#### Provided data
┌──
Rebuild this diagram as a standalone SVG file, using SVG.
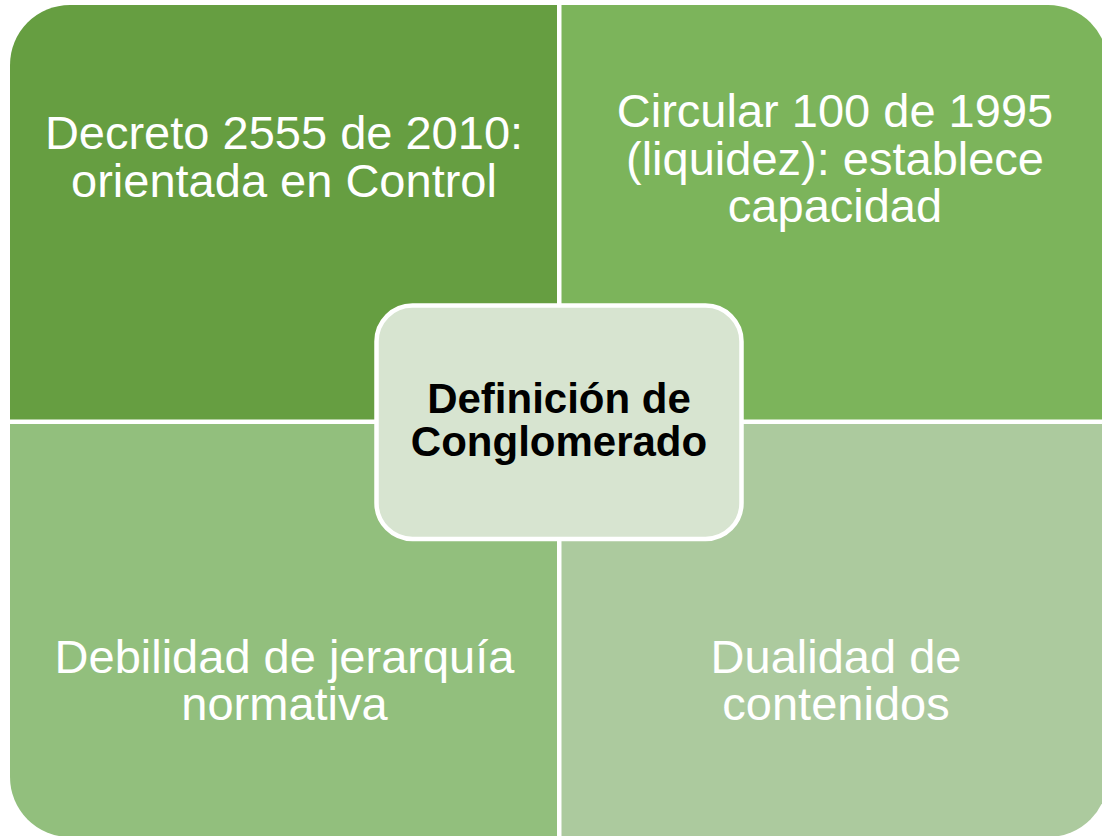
<svg xmlns="http://www.w3.org/2000/svg" width="1102" height="836" viewBox="0 0 1102 836">
<style>
.q{stroke:none}
.t{font-family:"Liberation Sans",Arial,sans-serif;font-size:47px;fill:#ffffff;text-anchor:middle}
.c{font-family:"Liberation Sans",Arial,sans-serif;font-size:42px;font-weight:bold;fill:#000000;text-anchor:middle}
</style>
<rect width="1102" height="836" fill="#ffffff"/>
<g id="node-tl">
<path class="q" d="M10,65 A60,60 0 0 1 70,5 H557 V419.5 H10 Z" fill="#669e41"/>
<text class="t" x="284" y="149">Decreto 2555 de 2010:</text>
<text class="t" x="284" y="196.5">orientada en Control</text>
</g>
<g id="node-tr">
<path class="q" d="M561.5,5 H1048 A60,60 0 0 1 1108,65 V419.5 H561.5 Z" fill="#7cb45b"/>
<text class="t" x="835" y="127">Circular 100 de 1995</text>
<text class="t" x="835" y="174.5">(liquidez): establece</text>
<text class="t" x="835" y="222">capacidad</text>
</g>
<g id="node-bl">
<path class="q" d="M10,424 H557 V837 H70 A60,60 0 0 1 10,777 Z" fill="#92bf7d"/>
<text class="t" x="284.5" y="673">Debilidad de jerarquía</text>
<text class="t" x="284.5" y="720">normativa</text>
</g>
<g id="node-br">
<path class="q" d="M561.5,424 H1108 V777 A60,60 0 0 1 1048,837 H561.5 Z" fill="#acca9e"/>
<text class="t" x="836" y="673">Dualidad de</text>
<text class="t" x="836" y="720">contenidos</text>
</g>
<g id="connectors"></g>
<g id="node-center">
<rect x="376.5" y="305.5" width="365" height="233.5" rx="36" ry="36" fill="#d7e4d0" stroke="#ffffff" stroke-width="4.5"/>
<text class="c" x="559" y="413">Definición de</text>
<text class="c" x="559" y="456">Conglomerado</text>
</g>
</svg>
└──
#### What you need to do
Quote each line of the listing exactly, but leave the pictures out.

#### Task answer
Rebuild this diagram as a standalone SVG file, using SVG.
<svg xmlns="http://www.w3.org/2000/svg" width="1102" height="836" viewBox="0 0 1102 836">
<style>
.q{stroke:none}
.t{font-family:"Liberation Sans",Arial,sans-serif;font-size:47px;fill:#ffffff;text-anchor:middle}
.c{font-family:"Liberation Sans",Arial,sans-serif;font-size:42px;font-weight:bold;fill:#000000;text-anchor:middle}
</style>
<rect width="1102" height="836" fill="#ffffff"/>
<g id="node-tl">
<path class="q" d="M10,65 A60,60 0 0 1 70,5 H557 V419.5 H10 Z" fill="#669e41"/>
<text class="t" x="284" y="149">Decreto 2555 de 2010:</text>
<text class="t" x="284" y="196.5">orientada en Control</text>
</g>
<g id="node-tr">
<path class="q" d="M561.5,5 H1048 A60,60 0 0 1 1108,65 V419.5 H561.5 Z" fill="#7cb45b"/>
<text class="t" x="835" y="127">Circular 100 de 1995</text>
<text class="t" x="835" y="174.5">(liquidez): establece</text>
<text class="t" x="835" y="222">capacidad</text>
</g>
<g id="node-bl">
<path class="q" d="M10,424 H557 V837 H70 A60,60 0 0 1 10,777 Z" fill="#92bf7d"/>
<text class="t" x="284.5" y="673">Debilidad de jerarquía</text>
<text class="t" x="284.5" y="720">normativa</text>
</g>
<g id="node-br">
<path class="q" d="M561.5,424 H1108 V777 A60,60 0 0 1 1048,837 H561.5 Z" fill="#acca9e"/>
<text class="t" x="836" y="673">Dualidad de</text>
<text class="t" x="836" y="720">contenidos</text>
</g>
<g id="connectors"></g>
<g id="node-center">
<rect x="376.5" y="305.5" width="365" height="233.5" rx="36" ry="36" fill="#d7e4d0" stroke="#ffffff" stroke-width="4.5"/>
<text class="c" x="559" y="413">Definición de</text>
<text class="c" x="559" y="456">Conglomerado</text>
</g>
</svg>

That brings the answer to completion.